(Exercise task)
Copy the listing verbatim, excluding any images found in it.

(Data excerpt)

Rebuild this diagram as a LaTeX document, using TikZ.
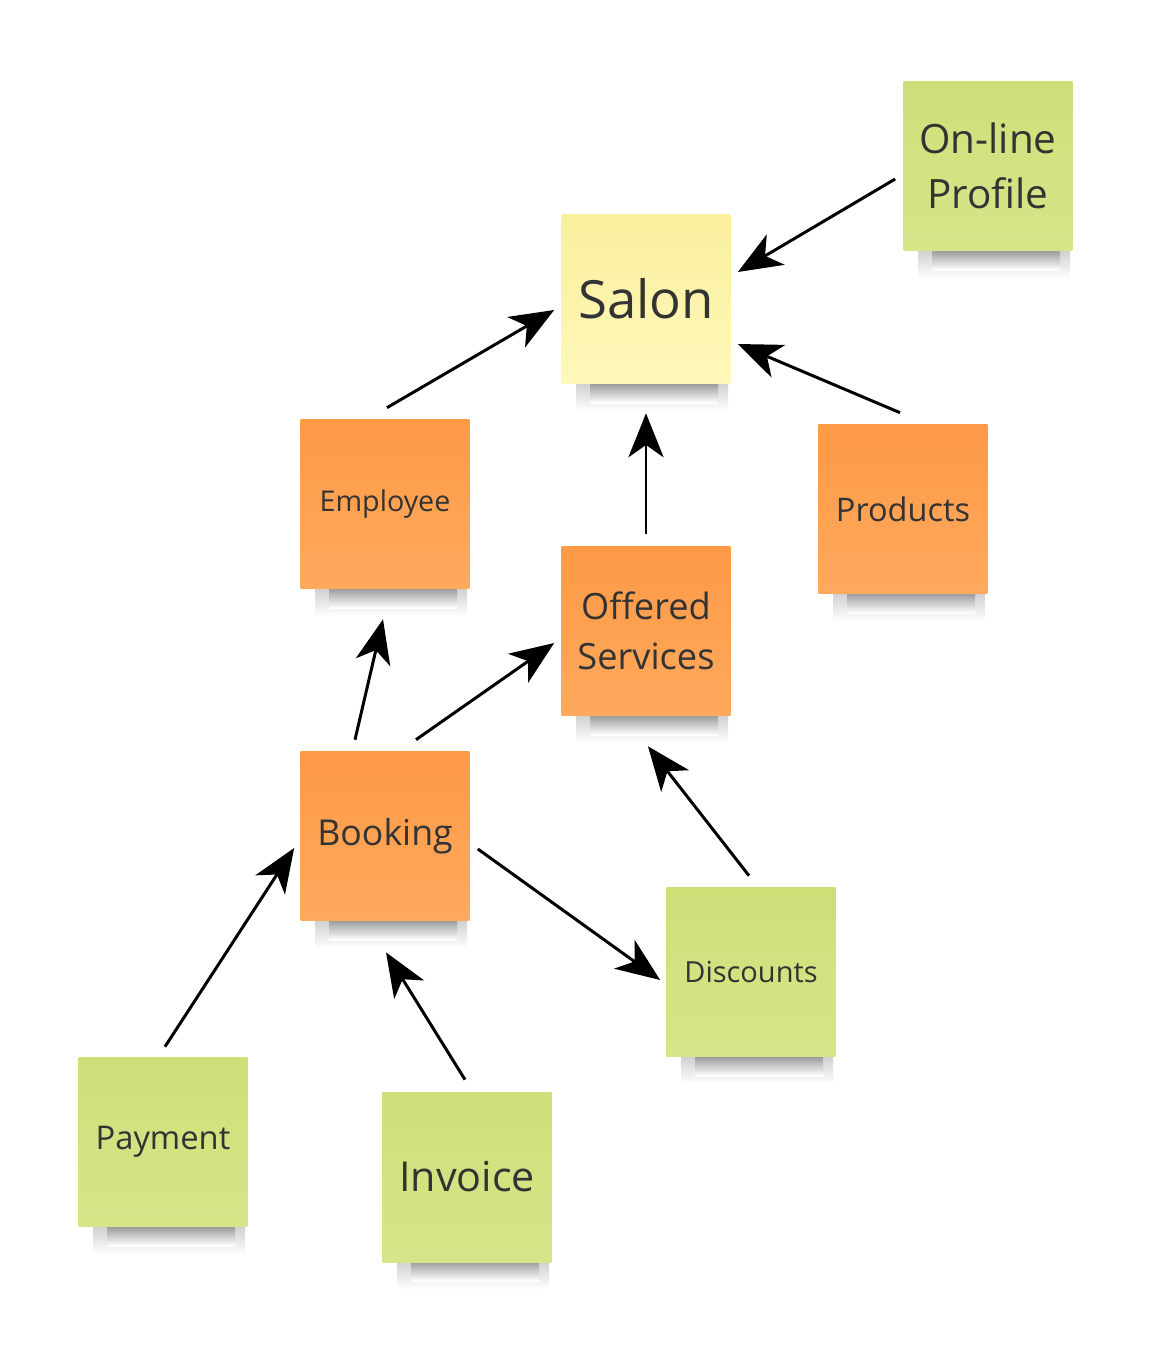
\documentclass[tikz,border=0pt]{standalone}
\usepackage{fontspec}
\setmainfont{Open Sans}
\usepackage{xcolor}
\usetikzlibrary{arrows.meta,calc}
\definecolor{ink}{HTML}{333333}
\definecolor{yellowtop}{HTML}{FAEF9E}
\definecolor{yellowbot}{HTML}{FFF8B9}
\definecolor{orangetop}{HTML}{FD9A46}
\definecolor{orangebot}{HTML}{FEA95E}
\definecolor{greentop}{HTML}{D0DE78}
\definecolor{greenbot}{HTML}{D7E58A}

\tikzset{
  note/.style={minimum width=3.38cm,minimum height=3.4cm,inner sep=0pt,
    align=center,text=ink},
  yellownote/.style={note,top color=yellowtop,bottom color=yellowbot},
  orangenote/.style={note,top color=orangetop,bottom color=orangebot},
  greennote/.style={note,top color=greentop,bottom color=greenbot},
  arr/.style={-{Stealth[length=25pt,width=20pt,inset=7pt]},line width=1.7pt}
}

\begin{document}
\begin{tikzpicture}[x=0.02cm,y=-0.02cm]
    \useasboundingbox (0,0) rectangle (1155,1350);
    % shadows under the notes
    \foreach \x/\y in {646/384,988/251,385/589,903/594,646/716,
                       385/921,751/1057,163/1227,467/1262}
    {
        \shade[top color=black!18,bottom color=white]
            (\x-70,\y) rectangle (\x+82,\y+27);
        \shade[top color=black!38,bottom color=white]
            (\x-56,\y) rectangle (\x+72,\y+19);
    }
    % notes
    \node[yellownote,font=\fontsize{30}{36}\selectfont] (salon) at (646,299) {Salon};
    \node[greennote,font=\fontsize{23}{31}\selectfont] (profile) at (988,166)
        {On-line\\Profile};
    \node[orangenote,font=\fontsize{16.3}{20}\selectfont] (employee) at (385,504) {Employee};
    \node[orangenote,font=\fontsize{18.5}{22}\selectfont] (products) at (903,509) {Products};
    \node[orangenote,font=\fontsize{20.6}{28.5}\selectfont] (offered) at (646,631)
        {Offered\\Services};
    \node[orangenote,font=\fontsize{20.3}{28}\selectfont] (booking) at (385,836) {Booking};
    \node[greennote,font=\fontsize{16.5}{21}\selectfont] (discounts) at (751,972) {Discounts};
    \node[greennote,font=\fontsize{18.6}{23}\selectfont] (payment) at (163,1142) {Payment};
    \node[greennote,font=\fontsize{23.5}{29}\selectfont] (invoice) at (467,1177) {Invoice};
    % connectors
    \draw[arr] ($(profile.west)+(-8,13)$) -- ($(salon.east)+(7,-27)$);
    \draw[arr] ($(products.north)+(-3,-11)$) -- ($(salon.east)+(7,45)$);
    \draw[arr] ($(employee.north)+(2,-11)$) -- ($(salon.west)+(-7,11)$);
    \draw[arr] ($(offered.north)+(0,-12)$) -- ($(salon.south)+(0,29)$);
    \draw[arr] ($(booking.north)+(-30,-11)$) -- ($(employee.south)+(-2,30)$);
    \draw[arr] ($(booking.north)+(31,-11)$) -- ($(offered.west)+(-7,12)$);
    \draw[arr] ($(discounts.north)+(-2,-11)$) -- ($(offered.south)+(2,30)$);
    \draw[arr] ($(booking.east)+(8,13)$) -- ($(discounts.west)+(-6,8)$);
    \draw[arr] ($(payment.north)+(2,-10)$) -- ($(booking.west)+(-6,12)$);
    \draw[arr] ($(invoice.north)+(-2,-12)$) -- ($(booking.south)+(1,31)$);
\end{tikzpicture}
\end{document}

(Result)
Rebuild this diagram as a LaTeX document, using TikZ.
\documentclass[tikz,border=0pt]{standalone}
\usepackage{fontspec}
\setmainfont{Open Sans}
\usepackage{xcolor}
\usetikzlibrary{arrows.meta,calc}
\definecolor{ink}{HTML}{333333}
\definecolor{yellowtop}{HTML}{FAEF9E}
\definecolor{yellowbot}{HTML}{FFF8B9}
\definecolor{orangetop}{HTML}{FD9A46}
\definecolor{orangebot}{HTML}{FEA95E}
\definecolor{greentop}{HTML}{D0DE78}
\definecolor{greenbot}{HTML}{D7E58A}

\tikzset{
  note/.style={minimum width=3.38cm,minimum height=3.4cm,inner sep=0pt,
    align=center,text=ink},
  yellownote/.style={note,top color=yellowtop,bottom color=yellowbot},
  orangenote/.style={note,top color=orangetop,bottom color=orangebot},
  greennote/.style={note,top color=greentop,bottom color=greenbot},
  arr/.style={-{Stealth[length=25pt,width=20pt,inset=7pt]},line width=1.7pt}
}

\begin{document}
\begin{tikzpicture}[x=0.02cm,y=-0.02cm]
    \useasboundingbox (0,0) rectangle (1155,1350);
    % shadows under the notes
    \foreach \x/\y in {646/384,988/251,385/589,903/594,646/716,
                       385/921,751/1057,163/1227,467/1262}
    {
        \shade[top color=black!18,bottom color=white]
            (\x-70,\y) rectangle (\x+82,\y+27);
        \shade[top color=black!38,bottom color=white]
            (\x-56,\y) rectangle (\x+72,\y+19);
    }
    % notes
    \node[yellownote,font=\fontsize{30}{36}\selectfont] (salon) at (646,299) {Salon};
    \node[greennote,font=\fontsize{23}{31}\selectfont] (profile) at (988,166)
        {On-line\\Profile};
    \node[orangenote,font=\fontsize{16.3}{20}\selectfont] (employee) at (385,504) {Employee};
    \node[orangenote,font=\fontsize{18.5}{22}\selectfont] (products) at (903,509) {Products};
    \node[orangenote,font=\fontsize{20.6}{28.5}\selectfont] (offered) at (646,631)
        {Offered\\Services};
    \node[orangenote,font=\fontsize{20.3}{28}\selectfont] (booking) at (385,836) {Booking};
    \node[greennote,font=\fontsize{16.5}{21}\selectfont] (discounts) at (751,972) {Discounts};
    \node[greennote,font=\fontsize{18.6}{23}\selectfont] (payment) at (163,1142) {Payment};
    \node[greennote,font=\fontsize{23.5}{29}\selectfont] (invoice) at (467,1177) {Invoice};
    % connectors
    \draw[arr] ($(profile.west)+(-8,13)$) -- ($(salon.east)+(7,-27)$);
    \draw[arr] ($(products.north)+(-3,-11)$) -- ($(salon.east)+(7,45)$);
    \draw[arr] ($(employee.north)+(2,-11)$) -- ($(salon.west)+(-7,11)$);
    \draw[arr] ($(offered.north)+(0,-12)$) -- ($(salon.south)+(0,29)$);
    \draw[arr] ($(booking.north)+(-30,-11)$) -- ($(employee.south)+(-2,30)$);
    \draw[arr] ($(booking.north)+(31,-11)$) -- ($(offered.west)+(-7,12)$);
    \draw[arr] ($(discounts.north)+(-2,-11)$) -- ($(offered.south)+(2,30)$);
    \draw[arr] ($(booking.east)+(8,13)$) -- ($(discounts.west)+(-6,8)$);
    \draw[arr] ($(payment.north)+(2,-10)$) -- ($(booking.west)+(-6,12)$);
    \draw[arr] ($(invoice.north)+(-2,-12)$) -- ($(booking.south)+(1,31)$);
\end{tikzpicture}
\end{document}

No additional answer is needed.